The Year in Killing El Toro

Photo courtesy NASA websiteThe county's vaunted El Toro International Airport, once proposed to handle something like 30 million passengers and 2 million tons of cargo per year, finally at last for now and all time is dead.

The death blow, popularly thought of as March 2, when voters passed Measure W, replacing the county's aviation dreams with the far more popular Great Park, didn't actually come until the next day. That's when U.S. Navy officials announced they were sick of the eight-year battle and were going to auction off the base—for non-aviation uses.

But a near-decade of momentum doesn't halt on a mere Navy press release.

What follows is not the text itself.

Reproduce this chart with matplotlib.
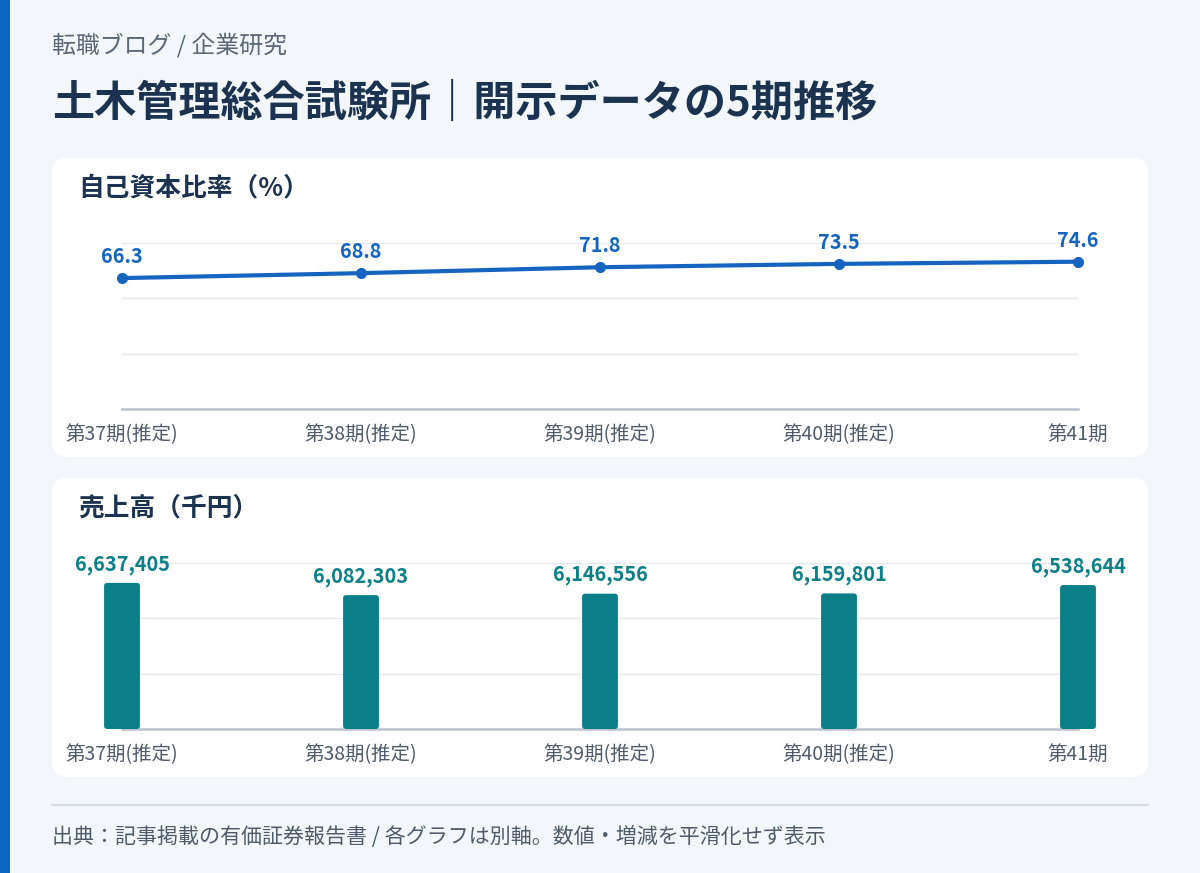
import numpy as np
import matplotlib.pyplot as plt
from matplotlib.patches import FancyBboxPatch, Rectangle

plt.rcParams['font.family'] = ['Noto Sans CJK JP', 'DejaVu Sans']

periods = ['第37期(推定)', '第38期(推定)', '第39期(推定)', '第40期(推定)', '第41期']
equity_ratio = [66.3, 68.8, 71.8, 73.5, 74.6]
sales = [6637405, 6082303, 6146556, 6159801, 6538644]

W, H = 1200, 873
BG = '#f3f7fb'
NAVY = '#1b3250'
GRAY = '#4f5b6b'
BLUE = '#1565c0'
TEAL = '#0b7f88'
GRID = '#e3e8ef'
BASE = '#b9c2cd'


def rect(x0, y0, x1, y1):
    # pixel box (top-left origin) -> figure fraction
    return [x0 / W, 1 - y1 / H, (x1 - x0) / W, (y1 - y0) / H]


fig = plt.figure(figsize=(12, 8.73), dpi=100, facecolor=BG)

bg = fig.add_axes([0, 0, 1, 1], zorder=0)
bg.set_xlim(0, W)
bg.set_ylim(H, 0)
bg.axis('off')
bg.add_patch(Rectangle((0, 0), 10, H, color='#0b66c3', lw=0))
for y0, y1 in [(158, 457), (478, 777)]:
    bg.add_patch(FancyBboxPatch((52, y0), 1096, y1 - y0,
                                boxstyle='round,pad=0,rounding_size=16',
                                fc='white', ec='none'))
bg.plot([52, 1148], [805, 805], color='#d6dde6', lw=1.5)

bg.text(52, 45, '転職ブログ / 企業研究', fontsize=17.2, color='#5b6778', va='center')
bg.text(52, 104, '土木管理総合試験所｜開示データの5期推移', fontsize=30.3,
        fontweight='bold', color=NAVY, va='center')
bg.text(78, 188, '自己資本比率（%）', fontsize=18.5, fontweight='bold', color=NAVY, va='center')
bg.text(78, 508, '売上高（千円）', fontsize=18.5, fontweight='bold', color=NAVY, va='center')
bg.text(52, 837, '出典：記事掲載の有価証券報告書 / 各グラフは別軸。数値・増減を平滑化せず表示',
        fontsize=15.1, color=GRAY, va='center')


def style_axis(ax, top):
    ax.set_facecolor('none')
    ax.set_xlim(0, len(periods) - 1)
    ax.set_ylim(0, top)
    ax.set_yticks(np.linspace(0, top, 4))
    ax.set_yticklabels([])
    ax.grid(axis='y', color=GRID, lw=1)
    ax.set_axisbelow(True)
    for s in ['top', 'right', 'left']:
        ax.spines[s].set_visible(False)
    ax.spines['bottom'].set_color(BASE)
    ax.spines['bottom'].set_linewidth(1.8)
    ax.set_xticks(range(len(periods)))
    ax.set_xticklabels(periods, fontsize=14, color=GRAY)
    ax.tick_params(axis='both', length=0, pad=11)


x = np.arange(len(periods))

# 自己資本比率
ax1 = fig.add_axes(rect(122, 243, 1078, 409), zorder=2)
style_axis(ax1, max(equity_ratio) * 1.127)
ax1.plot(x, equity_ratio, color=BLUE, lw=3, marker='o', ms=7, clip_on=False, zorder=3)
for xi, v in zip(x, equity_ratio):
    ax1.annotate(f'{v:.1f}', (xi, v), xytext=(0, 8), textcoords='offset points',
                 ha='center', va='bottom', fontsize=14.3, fontweight='bold', color=BLUE)

# 売上高
ax2 = fig.add_axes(rect(122, 563, 1078, 729), zorder=2)
top2 = max(sales) * 1.136
style_axis(ax2, top2)
bars = ax2.bar(x, sales, width=0.15, color=TEAL, zorder=3)
# swap the square bars for slightly rounded ones
x_per_px = (len(periods) - 1) / 956
y_per_px = top2 / 166
for b in bars:
    b.set_visible(False)
    ax2.add_patch(FancyBboxPatch((b.get_x(), 0), b.get_width(), b.get_height(),
                                 boxstyle=f'round,pad=0,rounding_size={3 * x_per_px}',
                                 mutation_aspect=y_per_px / x_per_px,
                                 fc=TEAL, ec='none', zorder=3, clip_on=False))
for xi, v in zip(x, sales):
    ax2.annotate(f'{v:,}', (xi, v), xytext=(0, 6), textcoords='offset points',
                 ha='center', va='bottom', fontsize=14.3, fontweight='bold', color=TEAL)

fig.savefig('out.png', dpi=100, facecolor=BG)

County Supervisor Chuck Smith, one of the staunchest pro-airport voices, threatened he'd put the airport back on the November ballot. Newport Beach and Santa Ana Heights gadflies threatened to put their "V Plan" airport proposal on the ballot. Other boosters muttered of maneuvering El Toro into LA's sphere of influence.

None of it came to pass. Smith backed off, the Irvine Co. killed the V Plan because of the volume of traffic it would have sent over their Newport Coast and East Orange neighborhoods, and LA wisely stayed out of the fight, which today centers on how many homes developers can squeeze into Irvine's "Great Park."

Notably, George Argyros—the biggest airport bankroller of them all, President George W. Bush's $30 million man in Madrid, the man who put the "ass" in ambassador—said nothing. Three million bucks he funneled into airport ballot measures, and he doesn't even have the decency to cry in public.

Of course, some in Newport Beach insist on living in the past. Periodically, Newporters still weigh in with their impatience that El Toro International hasn't yet opened.

"When the planned El Toro International Airport opens, and its 30 million annual passengers are served, John Wayne Airport will drop to 5 million annual passengers, which it should to get people out of the noise zone," wrote Newport Beach resident Donald Nyre in the Dec. 13 Daily Pilot. "The beauty of opening El Toro, which basically is ready to go, is that no longer will housing developers control the agenda. . . . Their Measure W is a flimsy argument. It's time to turn on the lights and start the flights at El Toro."

Sorry, Don, that ain't never gonna happen; never, never, never . . . we think.